For the Muslims of Pakistan, the separation has been far more difficult than it has been for Hindus because of this hatred for the latter. They could never adapt to that change and transition that their neighbors could undergo. The Muslims of Pakistan needed India to exist and survive themselves. They know it and that is where their deepest anxiety and guilt lie. They needed the non-believers of India to be at war with in order to justify their existence. They have created no other reason, no deeper and higher values that are necessary for the birth and existence of a nation. Without the ‘infidel’ that they ascribe to India as an entity, they are a nobody and will cease to be.

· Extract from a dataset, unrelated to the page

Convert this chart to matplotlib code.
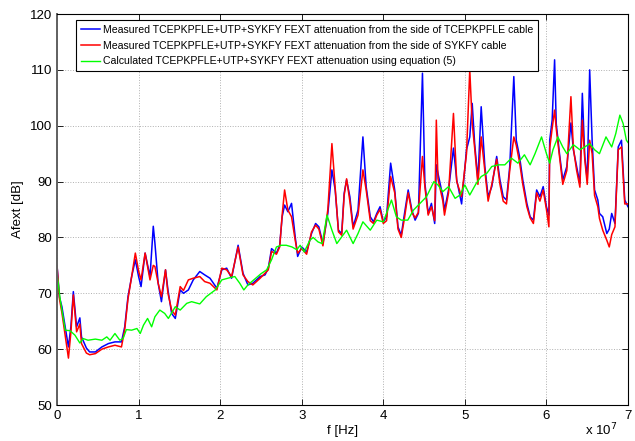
import numpy as np
import matplotlib
matplotlib.use('Agg')
import matplotlib.pyplot as plt

# frequencies in MHz, attenuation in dB
f_meas = [0.0, 0.3, 0.6, 1.0, 1.4, 1.7, 2.0, 2.4, 2.8, 3.0, 3.6, 4.0, 4.7, 5.5, 6.3, 7.1, 7.9, 8.3, 8.7, 9.15,
          9.6, 10.0, 10.3, 10.8, 11.4, 11.8, 12.0, 12.4, 12.8, 13.3, 13.6, 14.05, 14.5, 15.1, 15.5, 16.1, 16.7,
          17.5, 18.1, 18.75, 19.6, 20.2, 20.8, 21.4, 22.2, 22.8, 23.4, 24.0, 24.9, 25.5, 25.9, 26.3, 26.9, 27.3,
          27.6, 27.9, 28.3, 28.75, 29.2, 29.5, 30.0, 30.6, 31.2, 31.7, 32.1, 32.6, 33.2, 33.7, 34.1, 34.5, 34.9,
          35.2, 35.5, 35.9, 36.3, 36.9, 37.5, 37.9, 38.4, 38.8, 39.2, 39.6, 40.0, 40.4, 40.9, 41.4, 41.8, 42.2,
          42.6, 43.05, 43.5, 43.9, 44.3, 44.8, 45.1, 45.5, 45.9, 46.3, 46.5, 46.7, 47.3, 47.5, 48.0, 48.6, 49.0,
          49.6, 50.2, 50.6, 50.9, 51.2, 51.6, 52.0, 52.45, 52.85, 53.3, 53.9, 54.3, 54.7, 55.1, 55.5, 56.0, 56.3,
          56.7, 57.1, 57.6, 58.0, 58.4, 58.8, 59.2, 59.6, 60.0, 60.3, 60.4, 60.7, 61.0, 61.2, 61.6, 62.0, 62.5,
          63.0, 63.3, 63.7, 64.1, 64.4, 64.7, 65.0, 65.3, 65.6, 65.9, 66.3, 66.5, 66.9, 67.4, 67.7, 68.0, 68.4,
          68.8, 69.2, 69.6, 70.0]

a_tcep = [75, 69.3, 67.6, 64, 60.4, 64, 70.3, 64, 65.6, 62.2, 60.2, 59.5, 59.5, 60.4, 61, 61.3, 61.3, 64, 69.4, 73,
          76, 73, 71.2, 77.2, 73, 82, 79, 71.8, 68.5, 74.2, 70.6, 66.4, 65.5, 70.6, 70, 70.6, 72.4,
          73.9, 73.3, 72.7, 70.9, 74.2, 74.5, 72.7, 78.6, 73.6, 71.5, 71.8, 73, 73.3, 74.5, 78, 77.2, 78.6,
          83.7, 85.8, 84.6, 86.1, 80.1, 76.6, 78.3, 77.4, 80.7, 82.5, 81.9, 78.9, 84.3, 92.1, 88.5, 81.3, 80.7,
          87.9, 90.3, 87.3, 81.9, 84.9, 98, 89.1, 83.7, 82.8, 84.3, 85.5, 82.8, 83.7, 93.3, 88.5, 81.9, 80.4,
          84.3, 88.5, 84.9, 83.1, 84.3, 109.4, 89.7, 84.3, 86.1, 82.5, 93, 91.5, 87.3, 84.9, 88.5, 96, 90.3,
          86, 95.7, 98, 104, 96.8, 90.3, 103.4, 92.7, 87.3, 89.1, 94.5, 90.3, 87.3, 86.7, 92.7, 108.8, 97.4,
          94.5, 90.3, 86.1, 83.7, 83.1, 88.5, 87.3, 89.1, 85.5, 84, 97.4, 101, 111.8, 100.4, 95, 90.3, 92.7,
          100.5, 95.7, 92.7, 89.7, 105.8, 94.5, 90.3, 110, 97.4, 88.5, 86.7, 84.3, 83.7, 80.7, 81.5, 84.3, 82.5,
          96.2, 97.4, 86.7, 85.5]

a_sykfy = [75, 69, 66.5, 62.5, 58.4, 63, 69.7, 63.1, 64.5, 61, 59.3, 59, 59.2, 60, 60.4, 60.7, 60.4, 63.5, 69, 73,
           77.2, 74, 72.4, 77.2, 72.4, 75, 74.8, 71.8, 69.4, 74.2, 70, 67, 66.1, 71.2, 70.5, 72.4, 72.7,
           73, 72.1, 71.8, 70.6, 74.5, 74.2, 73, 78.3, 73.3, 72.1, 71.5, 72.7, 73.6, 74.2, 77.5, 77, 78.3,
           84, 88.5, 84.9, 83.7, 79.5, 77.2, 78, 77, 81, 82.2, 81.5, 78.5, 85, 96.8, 89, 81, 80.4,
           87.5, 90.5, 86.5, 81.5, 84, 92.1, 88.5, 83, 82.5, 84, 85, 82.5, 83, 90.9, 88, 81.5, 80,
           83.5, 88, 84.5, 83.5, 84.5, 94.5, 89, 84, 85.5, 83, 101, 90.5, 86.5, 84, 88, 102.2, 90,
           87.3, 95, 110, 100.4, 96, 89.5, 98, 92, 86.5, 89.5, 94, 89.5, 86.5, 86, 92, 98, 96.5,
           93.5, 89.5, 85.5, 83.5, 82.5, 88, 86.5, 88.5, 85, 81.9, 96, 99.5, 102.8, 99.5, 94.5, 89.5, 92,
           105.2, 96, 92, 89, 101, 94, 89.5, 97.4, 95, 87.5, 85.5, 83.4, 81.3, 79.5, 78.3, 80.5, 81.9,
           95.7, 96.2, 86, 86]

f_calc = [0.0, 0.4, 0.8, 1.0, 1.6, 2.2, 2.8, 3.2, 3.8, 4.7, 5.5, 6.1, 6.5, 7.1, 7.7, 8.1, 8.5, 9.15, 9.8, 10.2,
          10.6, 11.1, 11.6, 12.0, 12.6, 13.2, 13.65, 14.5, 15.1, 15.9, 16.5, 17.5, 18.3, 19.4, 20.2, 21.2, 21.8,
          22.4, 22.9, 23.4, 24.2, 25.0, 25.7, 26.3, 26.9, 27.5, 28.1, 28.8, 29.4, 29.8, 30.3, 31.0, 31.4, 32.0,
          32.5, 33.1, 33.7, 34.3, 34.9, 35.5, 36.3, 36.9, 37.5, 38.4, 39.2, 40.0, 41.0, 41.6, 42.2, 43.0, 43.7,
          44.5, 45.3, 46.2, 46.7, 47.3, 48.0, 48.8, 49.4, 50.0, 50.6, 51.4, 52.0, 52.7, 53.3, 54.1, 54.9, 55.7,
          56.5, 57.3, 58.0, 58.6, 59.4, 60.0, 60.4, 60.8, 61.4, 62.0, 62.5, 63.3, 64.1, 64.7, 65.3, 65.9, 66.5,
          67.3, 68.0, 68.5, 69.0, 69.4, 69.8, 70.0]

a_calc = [73.5, 68.8, 65.2, 63.4, 63.3, 62.5, 61.1, 61.9, 61.6, 61.8, 61.6, 62.2, 61.6, 62.8, 61.6, 61.9, 63.5, 63.4, 63.7, 62.8,
          64.3, 65.5, 64, 65.8, 67, 66.4, 65.5, 67.6, 67, 68.2, 68.5, 68.1, 69.4, 70.6, 72.4, 72.8, 73,
          71.8, 70.6, 71.5, 72.5, 73.5, 74.2, 76, 78.3, 78.6, 78.6, 78.3, 77.8, 78.6, 77.4, 79.5, 80, 79.2,
          78.9, 84, 81.3, 78.9, 80.1, 81.3, 78.9, 80.7, 82.8, 81.3, 83.1, 82.8, 86.7, 83.7, 83.1, 83.1, 84.9,
          86.1, 87.3, 90, 89.4, 88.2, 89.1, 87, 87.6, 89.4, 87.6, 89.7, 90.9, 91.5, 92.7, 93, 93, 94.2,
          93.3, 94.8, 93, 95, 98, 95, 93.3, 95.7, 98, 96.2, 95, 96.6, 95.7, 96.2, 96.8, 95.7, 95,
          98, 96.2, 98.6, 101.9, 100.4, 97.4, 97]

labels = ['Measured TCEPKPFLE+UTP+SYKFY FEXT attenuation from the side of TCEPKPFLE cable',
          'Measured TCEPKPFLE+UTP+SYKFY FEXT attenuation from the side of SYKFY cable',
          'Calculated TCEPKPFLE+UTP+SYKFY FEXT attenuation using equation (5)']

plt.rcParams['font.family'] = ['Liberation Sans', 'DejaVu Sans']

fig = plt.figure(figsize=(6.35, 4.41), dpi=100)
ax = fig.add_axes([0.0898, 0.0816, 0.8992, 0.8866])

ax.plot(np.array(f_meas) * 1e6, a_tcep, color='#0000ff', lw=1.1, label=labels[0])
ax.plot(np.array(f_meas) * 1e6, a_sykfy, color='#ff0000', lw=1.1, label=labels[1])
ax.plot(np.array(f_calc) * 1e6, a_calc, color='#00ff00', lw=1.0, label=labels[2])

ax.set_xlim(0, 7e7)
ax.set_ylim(50, 120)
ax.set_xticks(np.arange(0, 8) * 1e7)
ax.set_xticklabels([str(i) for i in range(8)])
ax.set_yticks(np.arange(50, 121, 10))
ax.tick_params(direction='in', top=True, right=True, labelsize=9.5, length=4, width=0.6)
ax.grid(True, color='#b0b0b0', linestyle=':', linewidth=0.7)
for s in ax.spines.values():
    s.set_linewidth(0.8)
ax.spines['left'].set_color('#606060')
ax.spines['left'].set_linewidth(1.4)

ax.set_xlabel('f [Hz]', fontsize=9.5, labelpad=2)
ax.set_ylabel('Afext [dB]', fontsize=9.5, labelpad=4)
fig.text(0.922, 0.012, 'x 10$^{7}$', fontsize=9.5)

leg = ax.legend(loc='upper left', bbox_to_anchor=(0.03, 0.99), fontsize=7.6, fancybox=False,
                edgecolor='black', framealpha=1, handlelength=1.8, handletextpad=0.3,
                borderpad=0.45, labelspacing=0.55, borderaxespad=0.2)
leg.get_frame().set_linewidth(0.8)

plt.savefig('out.png', dpi=100)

Indians of today have grieved over the partition and moved on from that point, albeit slowly. Not Pakistan and its people. They are still searching for a reason to exist and justify their existence while living in denial, in a half schizoid world where their heroes are ones like Mohammed Ghori, the invader and the killer, Taimur, the bloodthirsty emperor and destructive zealots who hated and tried to destroy the Indian civilization. They revel in their glory forgetting they were all a blur on humanity.
Today, Pakistan is a humiliated nation in the eyes of the world. It will remain so till its people look inwards and decide to change the very script that defines its existence. I pray it happens sooner than later for the sake of peace in the world.